Truth right there. Before I found my niches in writing and music, to which I was driven in no small part by this need to establish for myself some kind of substantive masculinity, I tried sports, specifically, ninth-grade football and track. It went badly. It put me squarely into the most blatant pecking-order environment possible.
But there's also a generational aspect to this, at least in a lot of cases. My relationship with my dad was fraught and complex, a subject into which I could be tempted to digress beyond the scope of this post. Suffice it to say that raising a son was a task he undertook with the greatest intensity. When I started running in the evenings in late summer before football practice got underway, I remember him telling a neighbor - the father of two boys, who had very set notions of what a solid guy was - "That boy wants to play football so bad he can taste it." No, Dad, I was just looking for a way to get noticed by girls.

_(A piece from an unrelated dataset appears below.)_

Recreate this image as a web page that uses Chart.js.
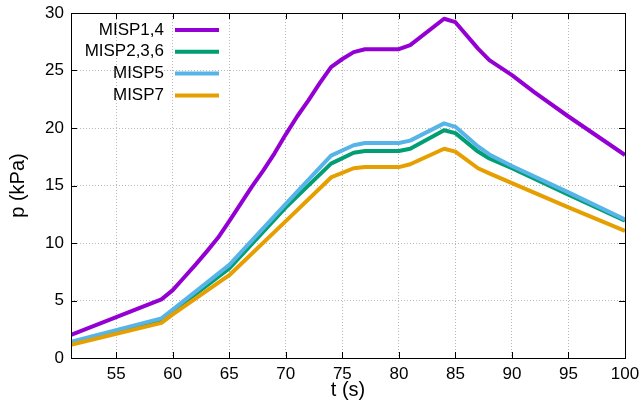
<!DOCTYPE html>
<html><head><meta charset="utf-8">
<style>html,body{margin:0;padding:0;background:#fff;overflow:hidden}</style>
<script src="https://cdn.jsdelivr.net/npm/chart.js@4.4.0/dist/chart.umd.min.js"></script>
</head><body>
<canvas id="c" width="643" height="403"></canvas>
<script>
// ---- data ----
const seriesNames = ['MISP1,4', 'MISP2,3,6', 'MISP5', 'MISP7'];
const seriesColors = ['#9400D3', '#009E73', '#56B4E9', '#E69F00'];
const tMISP14 = [51, 59, 60, 61, 62, 63, 64, 65, 66, 67, 68, 69, 70, 71, 72, 73, 74, 75, 76, 77, 80, 81, 84, 85, 87, 88, 90, 92, 95, 100];
const pMISP14 = [2.0, 5.1, 5.9, 7.0, 8.1, 9.25, 10.45, 11.9, 13.4, 14.9, 16.3, 17.8, 19.45, 21.0, 22.4, 23.9, 25.3, 26.0, 26.6, 26.85, 26.85, 27.2, 29.5, 29.2, 26.9, 25.9, 24.6, 23.1, 21.0, 17.65];
const tLower = [51, 59, 60, 65, 70, 74, 76, 77, 80, 81, 84, 85, 87, 88, 90, 95, 100];
const pMISP236 = [1.3, 3.3, 4.05, 7.8, 13.1, 16.9, 17.85, 18.0, 18.0, 18.2, 19.8, 19.55, 17.95, 17.35, 16.5, 14.2, 11.95];
const pMISP5 = [1.4, 3.45, 4.2, 8.1, 13.4, 17.6, 18.5, 18.7, 18.7, 18.9, 20.4, 20.1, 18.4, 17.7, 16.7, 14.4, 12.05];
const pMISP7 = [1.15, 3.05, 3.8, 7.2, 11.9, 15.7, 16.5, 16.6, 16.6, 16.85, 18.2, 17.95, 16.5, 16.05, 15.2, 13.1, 11.05];
const xRange = [51, 100];
const yRange = [0, 30];
const tickStep = 5;
const xTitle = 't (s)';
const yTitle = 'p (kPa)';

const pts = (ts, ps) => ts.map((t, i) => ({x: t, y: ps[i]}));
const seriesData = [pts(tMISP14, pMISP14), pts(tLower, pMISP236), pts(tLower, pMISP5), pts(tLower, pMISP7)];

const FAM = '"Liberation Sans", Arial, sans-serif';
const FONT = {family: FAM, size: 17};
const TFONT = {family: FAM, size: 20};

const frame = {
  id: 'frame',
  afterDraw(chart) {
    const {ctx, chartArea: a, scales: {x, y}} = chart;
    ctx.save();
    ctx.strokeStyle = '#000';
    ctx.lineWidth = 1;
    ctx.beginPath();
    const L = 6;
    x.ticks.forEach(t => {
      const px = Math.round(x.getPixelForValue(t.value)) + 0.5;
      ctx.moveTo(px, a.bottom); ctx.lineTo(px, a.bottom - L);
      ctx.moveTo(px, a.top); ctx.lineTo(px, a.top + L);
    });
    y.ticks.forEach(t => {
      const py = Math.round(y.getPixelForValue(t.value)) + 0.5;
      ctx.moveTo(a.left, py); ctx.lineTo(a.left + L, py);
      ctx.moveTo(a.right, py); ctx.lineTo(a.right - L, py);
    });
    ctx.stroke();
    ctx.strokeRect(Math.round(a.left) + 0.5, Math.round(a.top) + 0.5, Math.round(a.right - a.left), Math.round(a.bottom - a.top));
    // key
    ctx.font = FONT.size + 'px ' + FONT.family;
    ctx.textAlign = 'right';
    ctx.textBaseline = 'middle';
    ctx.fillStyle = '#000';
    chart.data.datasets.forEach((ds, i) => {
      const yy = 30 + i * 21.8;
      ctx.fillText(ds.label, 164, yy);
      ctx.beginPath();
      ctx.strokeStyle = ds.borderColor;
      ctx.lineWidth = 4;
      ctx.moveTo(175, yy); ctx.lineTo(219, yy);
      ctx.stroke();
    });
    ctx.restore();
  }
};

new Chart(document.getElementById('c'), {
  type: 'line',
  data: {
    datasets: seriesNames.map((n, i) => ({
      label: n,
      data: seriesData[i],
      borderColor: seriesColors[i],
      backgroundColor: seriesColors[i],
      borderWidth: 4,
      pointRadius: 0,
      tension: 0,
      fill: false,
      borderJoinStyle: 'round',
      order: seriesNames.length - i
    }))
  },
  options: {
    responsive: false,
    animation: false,
    devicePixelRatio: 1,
    layout: {padding: {left: 0, right: 18, top: 13, bottom: 0}},
    plugins: {legend: {display: false}, tooltip: {enabled: false}},
    scales: {
      x: {
        type: 'linear', min: xRange[0], max: xRange[1],
        ticks: {stepSize: tickStep, includeBounds: false, color: '#000', font: FONT, padding: 6, maxRotation: 0},
        grid: {color: '#b8b8b8', lineWidth: 1, drawTicks: false},
        border: {display: false, dash: [1, 2]},
        title: {display: true, text: xTitle, color: '#000', font: TFONT, padding: {top: 0, bottom: 1}},
        afterFit(s) { s.height = 45; s.paddingLeft = 0; s.paddingRight = 0; }
      },
      y: {
        type: 'linear', min: yRange[0], max: yRange[1],
        ticks: {stepSize: tickStep, color: '#000', font: FONT, padding: 7},
        grid: {color: '#b8b8b8', lineWidth: 1, drawTicks: false},
        border: {display: false, dash: [1, 2]},
        title: {display: true, text: yTitle, color: '#000', font: TFONT, padding: {top: 6, bottom: 0}},
        afterFit(s) { s.width = 71; s.paddingTop = 0; s.paddingBottom = 0; }
      }
    }
  },
  plugins: [frame]
});
</script>
</body></html>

Macdougald, in this UnHerd piece, points out that there's irony in modern society's search for individuation, for its inclination to venerate the original. Our DNA winds up grouping us anyway:
Everyone is supposed to be an individual, and all individuals are respected equally. Yet beneath this injunction and guarantee are all the typical modes of conformity and hierarchy we would expect of a human society. The beautiful, the talented, the athletic, the funny, and the interesting rise above the ugly, the clumsy, the anxious, the introverted, the boring, and the resentful.
These relative statuses, for the losers, are all the more painful for being nothing other than a reflection of who and what they actually are. “Individuality” is wonderful when your true self is a tall and handsome swimmer with an unexpected love of classical cello, or a beautiful girl who likes to go backpacking with her friends. But who, really, is someone like Salvador Ramos, an odd-looking boy who disturbs nearly everyone he talks to, whose hobbies include shooting people with BB guns and throwing dead cats at strangers’ houses? Does anyone, really, want someone like that to be himself? I doubt it.
I'd already been thinking along these lines this morning when I ran across this piece, and I'll further flesh out those thoughts, probably in a piece over at Precipice. So many of us in modern society are clamoring for some way back to a time of stability and reliable norms. On the other hand, we disparage much about those times - before the above-mentioned 1960s - because there seems, from our twenty-first century perspective, much about life then that was stultifying and repressive and damping to the imagination.
I'd wager that the situation is more complicated.
As I say, I think I'm going to have more to say about it.
For now, I'd just point out that exercising responsible stewardship over this thing called masculinity is both necessary and difficult.